Yes Dask dataframe works the same Pandas dataframe,and it parallelizing Pandas.

Also maybe easier an faster is to use Polars ,it's Parallel bye default.

Polars Wrote:Parallel: Utilises the power of your machine by dividing the workload among the available CPU cores without any additional configuration.
Vectorized Query Engine: Using Apache Arrow, a columnar data format, to process your queries in a vectorized manner and SIMD to optimize CPU usage.

I did post a example in you earlier post that you me not have seen.

If i write a quick test,see that do not need to tell Polars to use all Cpu's it doing that bye default.
So Pandas 2-min and Polars use 2-sec,on this task which are Cpu heavy.

# --- Pandas ---
import pandas as pd
import numpy as np

# Generate a large DataFrame
np.random.seed(0)
df = pd.DataFrame({
    'A': np.random.randint(1, 100, 1000000),
    'B': np.random.randint(1, 100, 1000000),
    'C': np.random.rand(1000000)
})

df_sorted = df.sort_values(by=['A', 'B'])
grouped = df.groupby('A')['C'].agg(['mean', 'sum'])
# Create DataFrame to merge with
df2 = pd.DataFrame({
    'A': np.random.randint(1, 100, 25000),
    'D': np.random.rand(25000)
})

merged_df = pd.merge(df, df2, on='A')

# --- Polars ---
import polars as pl
import numpy as np

# Generate a large Polars DataFrame
np.random.seed(0)
df = pl.DataFrame({
    'A': np.random.randint(1, 100, 1000000),
    'B': np.random.randint(1, 100, 1000000),
    'C': np.random.rand(1000000)
})

df_sorted = df.sort(['A', 'B'])
grouped = df.group_by('A').agg([
    pl.col('C').mean().alias('mean'),
    pl.col('C').sum().alias('sum')
])

# Create Polars DataFrame to merge with
df2 = pl.DataFrame({
    'A': np.random.randint(1, 1000, 25000),
    'D': np.random.rand(25000)
})

merged_df = df.join(df2, on='A', how='inner')

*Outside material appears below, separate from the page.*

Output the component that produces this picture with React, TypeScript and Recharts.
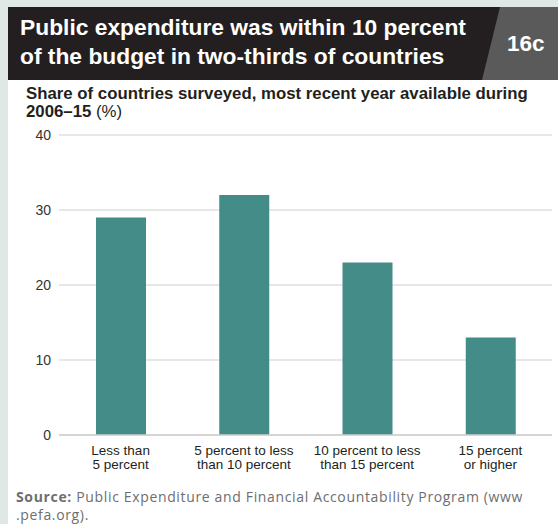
import { Bar, BarChart, CartesianGrid, XAxis, YAxis } from "recharts";

const categories = ["Less than|5 percent", "5 percent to less|than 10 percent", "10 percent to less|than 15 percent", "15 percent|or higher"];
const shares = [29, 32, 23, 13];
const yTicks = [0, 10, 20, 30, 40];

const data = categories.map((name, i) => ({ name, value: shares[i] }));

const narrow = "'Liberation Sans Narrow', 'Arial Narrow', 'Liberation Sans', sans-serif";
const sans = "'Liberation Sans', Arial, sans-serif";

function CategoryTick(props: any) {
  const { x, y, payload } = props;
  const lines = String(payload.value).split("|");
  return (
    <text x={x} y={y} textAnchor="middle" fill="#231f20" fontFamily={narrow} fontSize={13.5}>
      {lines.map((line, i) => (
        <tspan key={i} x={x} dy={i === 0 ? 12 : 14}>
          {line}
        </tspan>
      ))}
    </text>
  );
}

export default function App() {
  return (
    <div style={{ position: "absolute", left: 0, top: 0, width: 558, height: 524, background: "#dfe8e5", overflow: "hidden" }}>
      <div style={{ position: "absolute", left: 8, top: 80, width: 550, height: 444, background: "#fff" }} />
      <div style={{ position: "absolute", left: 8, top: 7, width: 550, height: 73, background: "#231f20" }} />
      <div
        style={{
          position: "absolute",
          left: 482,
          top: 7,
          width: 76,
          height: 73,
          background: "#5a5a5a",
          clipPath: "polygon(18px 0, 76px 0, 76px 73px, 0 73px)",
        }}
      />
      <div
        style={{
          position: "absolute",
          left: 20,
          top: 13,
          color: "#fff",
          fontFamily: sans,
          fontWeight: 700,
          fontSize: 22.8,
          lineHeight: "29px",
        }}
      >
        Public expenditure was within 10 percent
        <br />
        of the budget in two-thirds of countries
      </div>
      <div
        style={{ position: "absolute", left: 507, top: 31, color: "#fff", fontFamily: sans, fontWeight: 700, fontSize: 22.5 }}
      >
        16c
      </div>
      <div
        style={{
          position: "absolute",
          left: 26,
          top: 85,
          width: 530,
          color: "#231f20",
          fontFamily: sans,
          fontSize: 16.8,
          lineHeight: "18px",
        }}
      >
        <span style={{ fontWeight: 600 }}>Share of countries surveyed, most recent year available during</span>
        <br />
        <span style={{ fontWeight: 600 }}>2006–15</span> (%)
      </div>
      <div style={{ position: "absolute", left: 8, top: 125 }}>
        <BarChart width={550} height={355} data={data} margin={{ top: 10, right: 6, bottom: 5, left: 11 }} barSize={50}>
          <CartesianGrid vertical={false} stroke="#cfcfcf" strokeWidth={1.2} />
          <XAxis
            dataKey="name"
            axisLine={{ stroke: "#cfcfcf", strokeWidth: 1.5 }}
            tickLine={false}
            height={40}
            interval={0}
            tick={<CategoryTick />}
          />
          <YAxis
            domain={[0, 40]}
            ticks={yTicks}
            axisLine={false}
            tickLine={false}
            width={40}
            tick={{ fill: "#333", fontSize: 14, fontFamily: sans }}
          />
          <Bar dataKey="value" fill="#448c87" isAnimationActive={false} />
        </BarChart>
      </div>
      <div
        style={{
          position: "absolute",
          left: 16,
          top: 488,
          width: 540,
          color: "#6d6e71",
          fontFamily: "'Open Sans', sans-serif",
          fontSize: 14,
          letterSpacing: 0.65,
          lineHeight: "18px",
        }}
      >
        <span style={{ fontWeight: 700 }}>Source:</span> Public Expenditure and Financial Accountability Program (www
        <br />
        .pefa.org).
      </div>
    </div>
  );
}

RE: Seeking advice on dask distributed - sawtooth500 - Apr-15-2024

Hey snippsat,

My apologies for not responding to your earlier, I actually moved away from polars to pandas. In my benchmarking, yes I found that polars is better than pandas at raw math, but it's a lot slower when it comes to splitting/appending dataframes. I'm doing stock backtesting with time based series, however because the times constitute variable row counts of data with differing time slices, none of the polars rolling functions worked out. So I'm stuck with slicing dataframes, and then doing math on sliced dataframes. No single dataframe is greater than perhaps 20000 entries... and the raw math speed provided by polars is negated by the slower dataframe manipulation within polars.